Section 6661(c) authorizes respondent to waive any part of the addition to tax imposed under section 6661 on a showing that (1) there was reasonable cause for the understatement and (2) the taxpayer acted in good faith. Petitioner finally contends that respondent should have waived the section 6661 addition to tax. The denial of a waiver under section 6661(c) is reviewable by the Court on an abuse-of-discretion basis. Mailman v. Commissioner [Dec. 45,218], 91 T.C. 1079, 1083 (1988).

The most important factor in determining reasonable cause and good faith under section 6661(c) is "the extent of the taxpayer's effort to assess * * * [its] proper tax liability under the law." Id. at 1084; sec. 1.6661-6(b), Income Tax Regs. Reliance on professional advice constitutes a showing of reasonable cause and good faith under section 6661(c) only if, "under all the circumstances, such reliance was reasonable and the taxpayer acted in good faith." Vorsheck v. Commissioner [91-1 USTC ╤ 50,258], 933 F.2d 757, 759 (9th Cir. 1991), affg. in part and revg. in part an Oral Opinion of this Court dated February 12, 1990; sec. 1.6661-6(b), Income Tax Regs.
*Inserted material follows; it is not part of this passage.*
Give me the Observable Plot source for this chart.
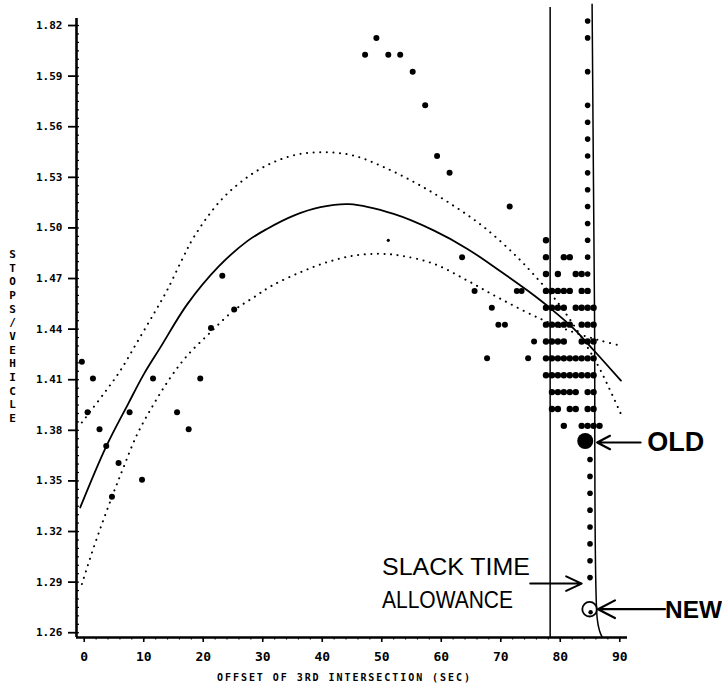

Petitioner has not shown that there was reasonable cause for the understatements or that it acted in good faith. As discussed above, petitioner offered no evidence showing what information or documentation it provided to its accountants or what review, if any, was made of its prepared returns. We cannot conclude that it was an abuse of discretion to refuse to waive the additions to tax. Accordingly, respondent's determinations as to the section 6661 addition to tax are sustained.

Decision will be entered under Rule 155.